• [Dataset content]:
■ ■ ■ ■

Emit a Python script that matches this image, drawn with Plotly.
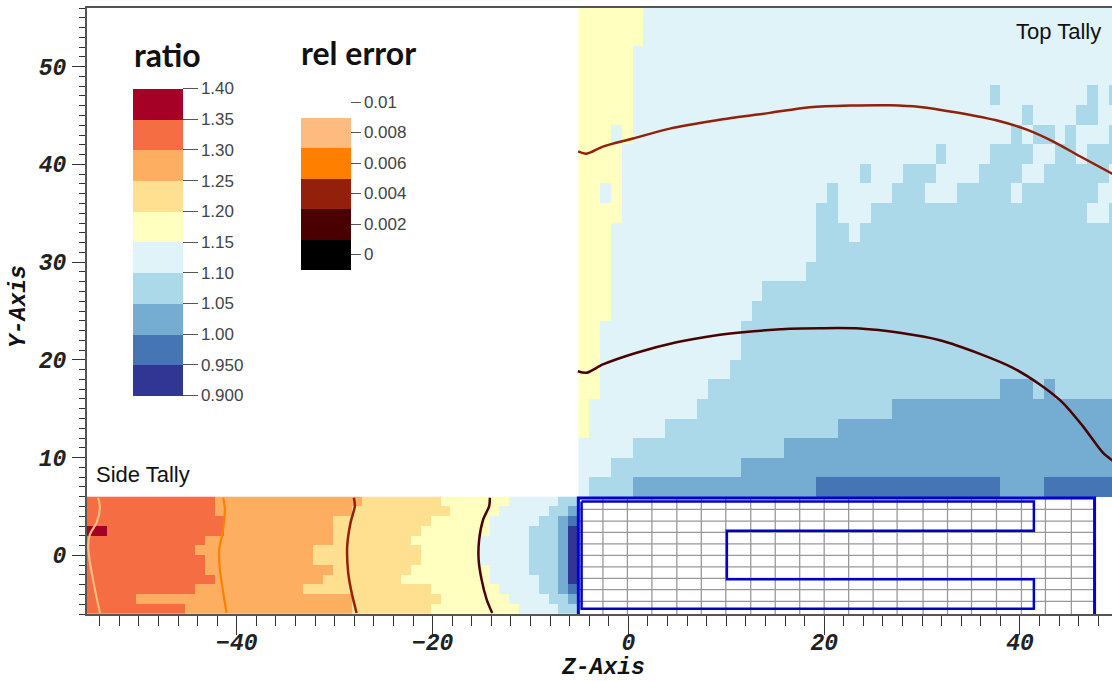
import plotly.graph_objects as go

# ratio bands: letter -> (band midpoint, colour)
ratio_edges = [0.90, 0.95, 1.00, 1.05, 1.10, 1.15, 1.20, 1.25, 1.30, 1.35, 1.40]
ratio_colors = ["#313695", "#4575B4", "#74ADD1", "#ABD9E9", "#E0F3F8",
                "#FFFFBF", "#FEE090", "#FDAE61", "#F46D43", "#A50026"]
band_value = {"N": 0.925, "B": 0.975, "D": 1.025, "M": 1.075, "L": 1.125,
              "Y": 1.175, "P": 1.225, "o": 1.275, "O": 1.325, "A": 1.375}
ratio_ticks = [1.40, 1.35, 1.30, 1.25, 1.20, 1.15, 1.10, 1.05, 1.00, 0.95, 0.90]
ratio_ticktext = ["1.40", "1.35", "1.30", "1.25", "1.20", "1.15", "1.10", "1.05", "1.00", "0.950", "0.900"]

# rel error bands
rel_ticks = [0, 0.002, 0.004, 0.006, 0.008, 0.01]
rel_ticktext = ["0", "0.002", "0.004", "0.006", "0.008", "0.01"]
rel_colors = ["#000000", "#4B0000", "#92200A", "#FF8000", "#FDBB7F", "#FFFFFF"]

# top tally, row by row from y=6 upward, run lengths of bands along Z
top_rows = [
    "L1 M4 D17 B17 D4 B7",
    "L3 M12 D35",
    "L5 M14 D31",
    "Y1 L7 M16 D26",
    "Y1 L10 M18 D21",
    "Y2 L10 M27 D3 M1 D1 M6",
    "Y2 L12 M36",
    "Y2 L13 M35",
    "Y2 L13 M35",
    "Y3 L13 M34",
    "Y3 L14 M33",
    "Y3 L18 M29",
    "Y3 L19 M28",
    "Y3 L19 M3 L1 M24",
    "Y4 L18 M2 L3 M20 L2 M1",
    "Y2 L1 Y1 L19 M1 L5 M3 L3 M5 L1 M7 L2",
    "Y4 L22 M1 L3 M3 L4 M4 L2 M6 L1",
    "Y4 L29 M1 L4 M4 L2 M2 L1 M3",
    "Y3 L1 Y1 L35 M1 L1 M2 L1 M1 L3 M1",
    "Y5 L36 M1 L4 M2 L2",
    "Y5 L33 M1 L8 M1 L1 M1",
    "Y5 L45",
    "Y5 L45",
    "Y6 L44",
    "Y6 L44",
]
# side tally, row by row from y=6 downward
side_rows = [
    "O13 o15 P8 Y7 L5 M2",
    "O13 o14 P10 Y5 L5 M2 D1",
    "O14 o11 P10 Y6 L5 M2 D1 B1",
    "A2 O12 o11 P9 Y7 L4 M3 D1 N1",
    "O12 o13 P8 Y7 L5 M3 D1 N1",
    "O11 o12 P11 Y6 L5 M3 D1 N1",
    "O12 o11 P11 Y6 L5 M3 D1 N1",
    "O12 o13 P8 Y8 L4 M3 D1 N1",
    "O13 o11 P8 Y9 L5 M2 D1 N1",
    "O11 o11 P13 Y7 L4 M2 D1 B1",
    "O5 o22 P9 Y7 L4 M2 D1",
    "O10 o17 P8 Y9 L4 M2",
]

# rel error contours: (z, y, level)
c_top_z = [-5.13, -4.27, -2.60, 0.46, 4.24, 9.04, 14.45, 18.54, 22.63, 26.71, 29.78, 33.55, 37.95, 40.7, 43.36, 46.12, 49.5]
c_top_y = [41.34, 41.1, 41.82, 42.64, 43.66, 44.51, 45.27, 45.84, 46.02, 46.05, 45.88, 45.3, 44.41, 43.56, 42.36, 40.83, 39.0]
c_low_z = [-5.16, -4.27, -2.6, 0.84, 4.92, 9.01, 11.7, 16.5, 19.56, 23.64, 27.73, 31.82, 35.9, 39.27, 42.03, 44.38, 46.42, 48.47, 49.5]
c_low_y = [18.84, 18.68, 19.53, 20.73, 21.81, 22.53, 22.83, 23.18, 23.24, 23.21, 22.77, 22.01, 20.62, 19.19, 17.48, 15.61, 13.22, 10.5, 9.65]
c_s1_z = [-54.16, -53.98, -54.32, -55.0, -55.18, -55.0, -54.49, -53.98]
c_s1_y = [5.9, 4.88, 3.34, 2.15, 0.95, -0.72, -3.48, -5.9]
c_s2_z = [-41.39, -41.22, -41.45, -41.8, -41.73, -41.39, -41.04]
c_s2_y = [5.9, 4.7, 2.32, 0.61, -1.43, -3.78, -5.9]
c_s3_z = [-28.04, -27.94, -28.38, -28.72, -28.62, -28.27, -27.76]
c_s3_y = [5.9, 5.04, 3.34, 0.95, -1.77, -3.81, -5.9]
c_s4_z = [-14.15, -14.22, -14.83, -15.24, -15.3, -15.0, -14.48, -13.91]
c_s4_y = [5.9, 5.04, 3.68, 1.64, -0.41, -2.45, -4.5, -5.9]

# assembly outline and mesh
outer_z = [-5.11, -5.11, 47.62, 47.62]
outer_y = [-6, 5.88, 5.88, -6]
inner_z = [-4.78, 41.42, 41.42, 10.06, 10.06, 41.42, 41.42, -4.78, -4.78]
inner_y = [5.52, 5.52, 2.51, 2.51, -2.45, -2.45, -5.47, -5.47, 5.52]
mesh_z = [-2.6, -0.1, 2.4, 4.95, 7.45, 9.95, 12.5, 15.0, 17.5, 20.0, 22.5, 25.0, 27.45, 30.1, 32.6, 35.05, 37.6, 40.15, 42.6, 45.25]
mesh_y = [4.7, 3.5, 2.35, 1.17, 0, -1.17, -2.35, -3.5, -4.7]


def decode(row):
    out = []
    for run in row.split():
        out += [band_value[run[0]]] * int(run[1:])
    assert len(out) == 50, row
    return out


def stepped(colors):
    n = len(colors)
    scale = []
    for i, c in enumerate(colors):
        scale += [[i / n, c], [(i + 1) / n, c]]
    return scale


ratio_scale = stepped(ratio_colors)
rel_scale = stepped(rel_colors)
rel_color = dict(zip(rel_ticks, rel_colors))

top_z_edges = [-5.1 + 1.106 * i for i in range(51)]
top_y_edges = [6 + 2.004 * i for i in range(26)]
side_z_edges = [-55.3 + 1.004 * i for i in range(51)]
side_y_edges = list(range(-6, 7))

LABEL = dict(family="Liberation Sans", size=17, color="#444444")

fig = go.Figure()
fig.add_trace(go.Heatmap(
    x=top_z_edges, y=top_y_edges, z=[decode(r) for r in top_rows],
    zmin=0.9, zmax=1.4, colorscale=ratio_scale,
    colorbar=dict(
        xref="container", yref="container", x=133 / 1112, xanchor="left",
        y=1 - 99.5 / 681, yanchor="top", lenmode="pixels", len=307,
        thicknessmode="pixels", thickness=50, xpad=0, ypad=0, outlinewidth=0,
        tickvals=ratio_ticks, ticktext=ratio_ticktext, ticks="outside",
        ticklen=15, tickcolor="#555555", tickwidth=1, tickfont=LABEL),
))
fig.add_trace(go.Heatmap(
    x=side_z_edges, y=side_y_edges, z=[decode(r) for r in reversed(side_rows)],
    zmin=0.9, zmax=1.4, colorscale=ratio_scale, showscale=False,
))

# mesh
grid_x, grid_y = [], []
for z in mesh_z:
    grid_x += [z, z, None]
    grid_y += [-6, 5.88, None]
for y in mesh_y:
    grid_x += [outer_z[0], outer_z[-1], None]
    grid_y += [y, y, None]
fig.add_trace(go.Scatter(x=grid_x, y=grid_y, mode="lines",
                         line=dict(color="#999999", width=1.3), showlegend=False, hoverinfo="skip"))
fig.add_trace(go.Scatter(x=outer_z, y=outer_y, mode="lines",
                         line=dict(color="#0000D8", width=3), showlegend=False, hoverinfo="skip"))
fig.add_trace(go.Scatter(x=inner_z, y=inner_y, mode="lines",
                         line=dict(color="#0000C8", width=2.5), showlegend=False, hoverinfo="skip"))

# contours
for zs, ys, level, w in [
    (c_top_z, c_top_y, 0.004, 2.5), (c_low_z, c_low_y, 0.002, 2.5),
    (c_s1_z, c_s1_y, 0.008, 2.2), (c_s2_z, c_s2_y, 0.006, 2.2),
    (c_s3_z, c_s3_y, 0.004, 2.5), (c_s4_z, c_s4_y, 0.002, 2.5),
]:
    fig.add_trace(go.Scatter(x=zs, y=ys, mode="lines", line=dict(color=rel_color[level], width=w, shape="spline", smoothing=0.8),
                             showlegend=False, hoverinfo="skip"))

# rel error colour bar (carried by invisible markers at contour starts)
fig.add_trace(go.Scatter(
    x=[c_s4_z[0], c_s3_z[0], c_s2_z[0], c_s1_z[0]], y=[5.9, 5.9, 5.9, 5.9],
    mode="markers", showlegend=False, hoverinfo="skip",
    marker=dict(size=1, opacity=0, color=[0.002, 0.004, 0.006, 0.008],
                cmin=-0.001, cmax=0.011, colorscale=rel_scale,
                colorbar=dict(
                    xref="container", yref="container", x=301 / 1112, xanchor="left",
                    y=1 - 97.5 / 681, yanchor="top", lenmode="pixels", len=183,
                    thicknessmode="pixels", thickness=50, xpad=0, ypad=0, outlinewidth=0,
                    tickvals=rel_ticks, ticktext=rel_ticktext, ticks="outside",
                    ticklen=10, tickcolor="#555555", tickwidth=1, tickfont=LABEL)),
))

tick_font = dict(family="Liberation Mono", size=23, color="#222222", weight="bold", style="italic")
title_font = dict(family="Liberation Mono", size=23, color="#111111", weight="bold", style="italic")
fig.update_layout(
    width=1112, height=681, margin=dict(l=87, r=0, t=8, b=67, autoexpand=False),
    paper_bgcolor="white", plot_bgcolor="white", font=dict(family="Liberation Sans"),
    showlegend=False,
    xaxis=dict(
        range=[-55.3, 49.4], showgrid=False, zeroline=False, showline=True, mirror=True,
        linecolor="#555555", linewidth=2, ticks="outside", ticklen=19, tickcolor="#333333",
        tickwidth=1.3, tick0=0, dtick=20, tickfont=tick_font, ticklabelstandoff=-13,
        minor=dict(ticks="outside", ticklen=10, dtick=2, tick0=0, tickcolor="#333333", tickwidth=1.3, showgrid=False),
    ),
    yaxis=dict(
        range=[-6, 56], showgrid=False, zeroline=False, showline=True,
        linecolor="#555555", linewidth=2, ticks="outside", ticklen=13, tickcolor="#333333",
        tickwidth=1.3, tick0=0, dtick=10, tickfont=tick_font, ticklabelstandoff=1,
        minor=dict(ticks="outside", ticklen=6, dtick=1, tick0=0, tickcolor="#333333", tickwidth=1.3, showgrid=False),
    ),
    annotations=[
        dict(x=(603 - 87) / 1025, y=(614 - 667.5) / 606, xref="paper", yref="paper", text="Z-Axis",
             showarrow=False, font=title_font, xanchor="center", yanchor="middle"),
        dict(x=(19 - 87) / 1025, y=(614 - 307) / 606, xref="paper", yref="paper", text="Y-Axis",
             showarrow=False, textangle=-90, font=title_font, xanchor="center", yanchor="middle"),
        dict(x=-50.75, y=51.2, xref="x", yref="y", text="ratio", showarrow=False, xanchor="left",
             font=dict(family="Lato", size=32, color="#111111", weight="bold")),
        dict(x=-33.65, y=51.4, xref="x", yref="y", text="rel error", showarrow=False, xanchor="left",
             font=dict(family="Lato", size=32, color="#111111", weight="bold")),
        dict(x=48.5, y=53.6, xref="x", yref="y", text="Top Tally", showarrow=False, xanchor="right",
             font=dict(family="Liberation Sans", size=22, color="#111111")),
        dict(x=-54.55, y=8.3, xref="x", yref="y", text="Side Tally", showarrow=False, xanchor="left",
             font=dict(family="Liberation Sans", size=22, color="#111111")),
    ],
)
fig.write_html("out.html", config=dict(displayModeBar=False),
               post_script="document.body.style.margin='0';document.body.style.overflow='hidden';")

■ ■ ■ ■

• [Stated exercise]: Quote, please, every line of the material above from its start through the line that has "import plotly.graph_objects as go", reproducing the words exactly and dropping any images.

• [Result of the exercise]:
Emit a Python script that matches this image, drawn with Plotly.
import plotly.graph_objects as go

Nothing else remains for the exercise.